Often we begin with the therefore in our lives, we assume that we know so well how the first part of the story goes, so we plow on ahead without hearing anew how the story really goes.  And without hearing the first part of the story, life after the therefore, life in the second half of the story, can be confusing, disturbing and overwhelming.  Let's look at the text from Romans again and I hope you'll see what I mean.

In verse 19 Paul says, "I am speaking in human terms because of your natural limitations. For just as you once presented your members as slaves to impurity and to greater and greater iniquity, so now present your members as slaves to righteousness for sanctification."  First off slaves to righteousness isn't exactly the most accessible phrase.  But what Paul is encouraging his readers to do is to become slaves, deeply obedient people, who are committed to God's righteousness or rather God's way of being in the world, so that they may be holy and blameless.  Right, piece of cake, not a problem.  The slaves to righteousness  phrase was better off inaccessible, at least that way I am not reminded that I fail miserably at executing it. 

Seriously, I'm a slave to many things in this life, and seldom am I mirroring God's way of being in the world.  I am consumed by material wants and desires.  I am envious and jealous of friends, family and acquaintances.  I am selfish and self-centered.  I destroy and damage relationships which I could be creating, restoring and nurturing.  I'm a slave to many things, but seldom am I a slave to God's righteousness.  And I don't think I'm alone in feeling this way.  We are each slaves to many things but seldom are we slaves to God's righteousness.  We can each articulate for ourselves what it is that binds us, the things that holds up captive, the things that separates us from living into God's righteousness.  We each have them and they are very real.  They frustrate us and cause us pain but we feel as though we can't escape them.

Then in verses twenty-one and twenty-two Paul turns up the heat a little.
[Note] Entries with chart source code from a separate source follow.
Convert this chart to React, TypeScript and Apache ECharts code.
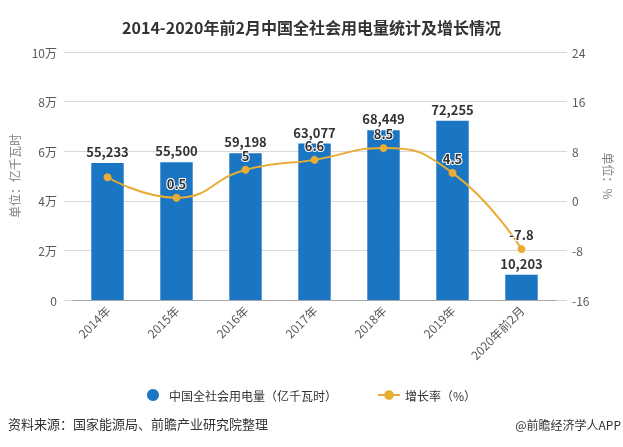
import React, { useEffect, useRef } from "react";
import * as echarts from "echarts";

const categories = ["2014年", "2015年", "2016年", "2017年", "2018年", "2019年", "2020年前2月"];
const consumption = [55233, 55500, 59198, 63077, 68449, 72255, 10203];
const growth = [3.8, 0.5, 5, 6.6, 8.5, 4.5, -7.8];
const hiddenGrowthLabels = [0];
const leftTicks = [0, 20000, 40000, 60000, 80000, 100000];
const rightTicks = [-16, -8, 0, 8, 16, 24];

const BAR_NAME = "中国全社会用电量（亿千瓦时）";
const LINE_NAME = "增长率（%）";
const FONT = "'Noto Sans CJK SC', 'Noto Sans', sans-serif";

export default function App() {
  const ref = useRef<HTMLDivElement>(null);
  useEffect(() => {
    if (!ref.current) return;
    const chart = echarts.init(ref.current, undefined, { renderer: "svg" });
    const grid0 = { left: 64, right: 55, top: 52, bottom: 147 };
    const grid1 = { left: 73, right: 67, top: 52, bottom: 147 };
    chart.setOption({
      animation: false,
      textStyle: { fontFamily: FONT },
      title: {
        text: "2014-2020年前2月中国全社会用电量统计及增长情况",
        left: "center",
        top: 14,
        textStyle: { fontSize: 16, fontWeight: "bold", color: "#333", fontFamily: FONT },
      },
      legend: {
        top: 384,
        left: "center",
        itemGap: 40,
        itemWidth: 22,
        itemHeight: 12,
        textStyle: { fontSize: 12, color: "#333", fontFamily: FONT },
        data: [{ name: BAR_NAME, icon: "circle" }, { name: LINE_NAME }],
      },
      grid: [grid0, grid1],
      xAxis: [
        { type: "value", gridIndex: 0, show: false, min: 0, max: 1 },
        {
          type: "category",
          gridIndex: 1,
          data: categories,
          axisTick: { alignWithLabel: true, length: 5, lineStyle: { color: "#a6a6a6" } },
          axisLine: { lineStyle: { color: "#a6a6a6" } },
          axisLabel: { rotate: 45, fontSize: 12, color: "#595959", margin: 8 },
        },
      ],
      yAxis: [
        {
          type: "value",
          gridIndex: 0,
          min: leftTicks[0],
          max: leftTicks[leftTicks.length - 1],
          interval: 20000,
          name: "单位：亿千瓦时",
          nameLocation: "middle",
          nameGap: 44,
          nameTextStyle: { fontSize: 12, color: "#7f7f7f" },
          axisLine: { show: false },
          axisTick: { show: false },
          axisLabel: {
            fontSize: 12,
            color: "#595959",
            margin: 7,
            formatter: (v: number) => (v === 0 ? "0" : v / 10000 + "万"),
          },
          splitLine: { lineStyle: { color: "#d9d9d9" } },
        },
        {
          type: "value",
          gridIndex: 0,
          position: "right",
          min: rightTicks[0],
          max: rightTicks[rightTicks.length - 1],
          interval: 8,
          name: "单位：%",
          nameLocation: "middle",
          nameRotate: -90,
          nameGap: 36,
          nameTextStyle: { fontSize: 12, color: "#7f7f7f" },
          axisLine: { show: false },
          axisTick: { show: false },
          axisLabel: { fontSize: 12, color: "#595959", margin: 5 },
          splitLine: { show: false },
        },
        { type: "value", gridIndex: 1, show: false, min: 0, max: 100000, splitLine: { show: false } },
        { type: "value", gridIndex: 1, show: false, min: -16, max: 24, splitLine: { show: false } },
      ],
      series: [
        {
          name: BAR_NAME,
          type: "bar",
          xAxisIndex: 1,
          yAxisIndex: 2,
          data: consumption,
          barWidth: "47%",
          itemStyle: { color: "#1a75c2" },
          label: {
            show: true,
            position: "top",
            distance: 5,
            fontSize: 13,
            fontWeight: "bold",
            color: "#333",
            formatter: (p: any) => Number(p.value).toLocaleString("en-US"),
          },
        },
        {
          name: LINE_NAME,
          type: "line",
          xAxisIndex: 1,
          yAxisIndex: 3,
          smooth: true,
          symbol: "circle",
          symbolSize: 8,
          z: 5,
          data: growth.map((v, i) =>
            hiddenGrowthLabels.includes(i) ? { value: v, label: { show: false } } : v
          ),
          lineStyle: { color: "#e9ac35", width: 2 },
          itemStyle: { color: "#e9ac35" },
          label: {
            show: true,
            position: "top",
            distance: 4,
            fontSize: 13,
            fontWeight: "bold",
            color: "#333",
            textBorderColor: "#fff",
            textBorderWidth: 2,
          },
        },
      ],
      graphic: [
        {
          type: "text",
          left: 8,
          top: 417,
          style: { text: "资料来源：国家能源局、前瞻产业研究院整理", fontSize: 13, fill: "#333", fontFamily: FONT },
        },
        {
          type: "text",
          right: 2,
          top: 418,
          style: { text: "@前瞻经济学人APP", fontSize: 12, fill: "#333", fontFamily: FONT },
        },
      ],
    });
    return () => chart.dispose();
  }, []);
  return (
    <div
      ref={ref}
      style={{ position: "fixed", left: 0, top: 0, width: 623, height: 447 }}
    />
  );
}
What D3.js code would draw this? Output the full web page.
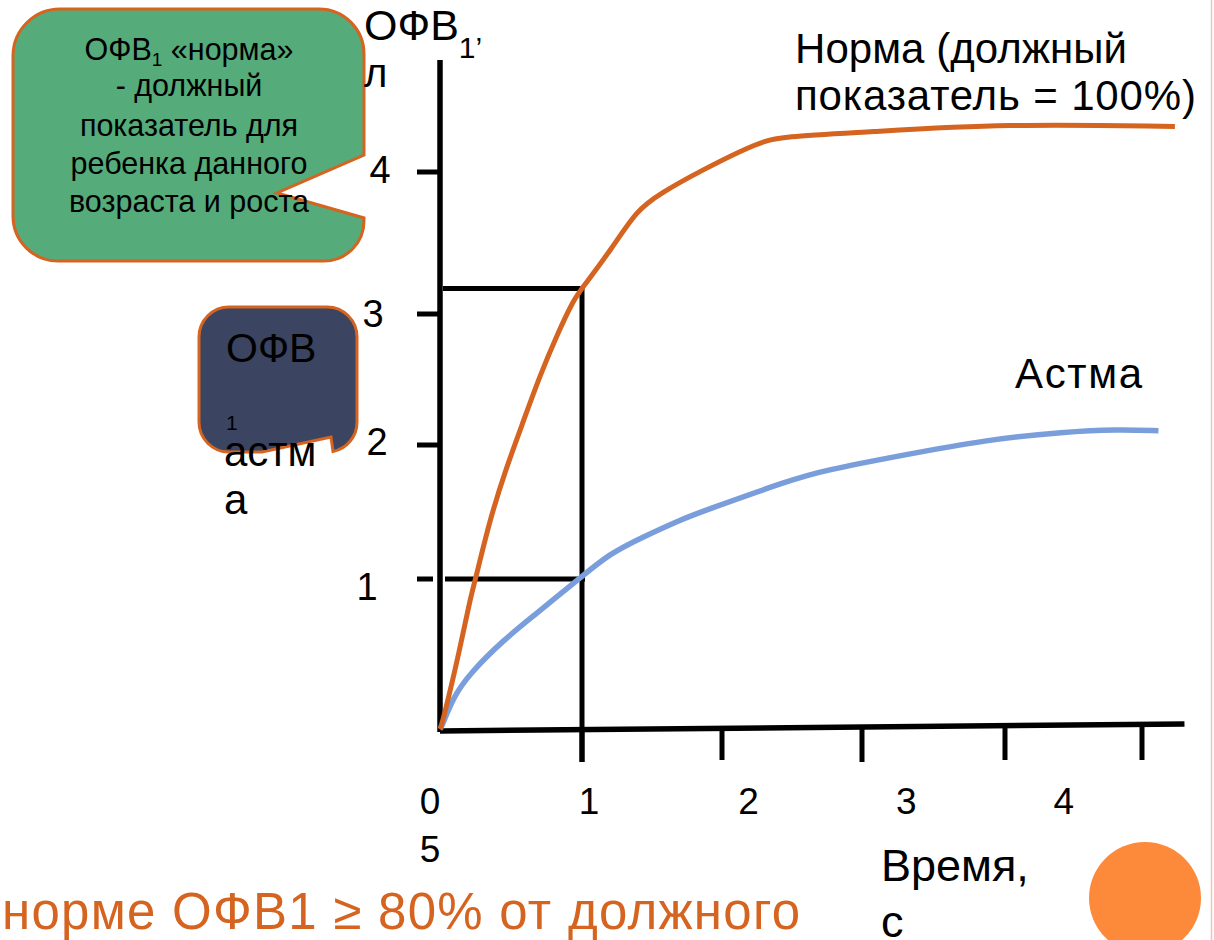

He says, "When you were slaves of sin, you were free in regard to righteousness.  So what advantage did you then get from the things of which you now are ashamed? The end of those things is death."  The end of sin is death.  The fruit of our slavery to material things, individualism, to envy and jealousy, the fruit of our slavery to everything outside of God's righteousness is death.  Verse twenty-two says, "But now that you have been freed from sin and enslaved to God, the advantage you get is sanctification. The end is eternal life." 

The right choice seems pretty straightforward here.  Choose life, choose God's righteousness.  Seems easy enough, but I wonder, do you feel freed from sin and enslaved to God?  I must admit I don't always feel that is the case.  In fact, I often feel as though I am in bondage to sin as one of the old order for confession and forgiveness says and I can't free myself.  As much as we may want to, we can't choose life.  We can't choose God's righteousness.  The wages of sin seem to be the only way for us.  How can we conceive of being slave to God's righteousness when the shackles of our bondage to this world still grip us tightly?  Dropped off in the second part of the story, even Paul's declaration that we are freed from sin does not sound like very good news.  With only one side of the therefore there isn't much hope.  Other may be free, but I certainly don't feel like it. 

Today we are finishing up our sermon series called "You've Got a Story to Tell."  This week's theme You've Got a Story to Hear, may seem like an odd pairing.  But, this week we are reminded that to tell God's story, we have to hear that God's story is our story each and every day.  To tell God's story we need to hear over and over again the other side of the therefore, the first part of the story.  We need to hear precisely the truth that enables Paul to make these radical and contrary claims about each and everyone one of us, claims that fly in the face of our own logic.  We need to hear the truth that liberates us from our bondage; that truth that sets us free.

Immediately preceding the therefore in verse 12 that has been causing all sorts of trouble today, Paul says, "The death Jesus died, he died to sin, once for all; but the life he lives, he lives to God.  So you also must consider yourselves dead to sin and alive to God in Christ Jesus."  The story that we absolutely need to hear is a story about sharing.  It is that simple, it is about sharing.  In baptism each one of us shares in Jesus' death and resurrection.  We participate in Jesus' dying and rising to new life.  In baptism we put on Christ, we are a new creation.  Everything that separates us from God's love and care is no more, it no longer binds us, it no longer holds us captive.  It is as newly created, beloved creatures of God that we awake each and every day. 

The life that is ours in Jesus is defined not by the broken, fractured world that we see all around us, but by wholeness of God's future that we participate in now.  In Jesus we participate in the in breaking of God's reign and realm that is characterized by radical generosity and abundant love.

To be sure sin, pain and death are still present.  Brokenness is still all around us, but it is not who we are, it has no claim over our lives.  We are a people that in baptism are defined by God's future.  This is the story we have to hear.  It is the story that is ours, that needs to be heard and told over and over again.  In verse two of chapter six Paul asks, "How can we who died to sin go on living in it?"  As we hear the story that defines our identity, the story of death and rebirth in Jesus, we can't help but live as instruments of God's righteousness, to be signs of God's reign and realm breaking into a broken world.  We can't help but live as instruments, of the God who enters into our flesh so that each of us escape the chains of sin and death that bind us. 

Tomorrow, when you wake up and head to the bathroom, look in the mirror, turn on the faucet, get your hand wet and draw the sign of the cross on your forehead.  Hear the story, that in baptism, death and sin have no claim over you.  You have been freed to live as a child of God, to be God's righteousness for the world.  Then repeat it the next day and the day after.  Hear the story each morning this week, maybe even this month.  You got a story to hear, it is the first part of the story a story of liberation, a story of freedom.  Hear the story, then, let's get busy living out the second part in a world thirsty for the liberating love of God in Christ Jesus.  Amen.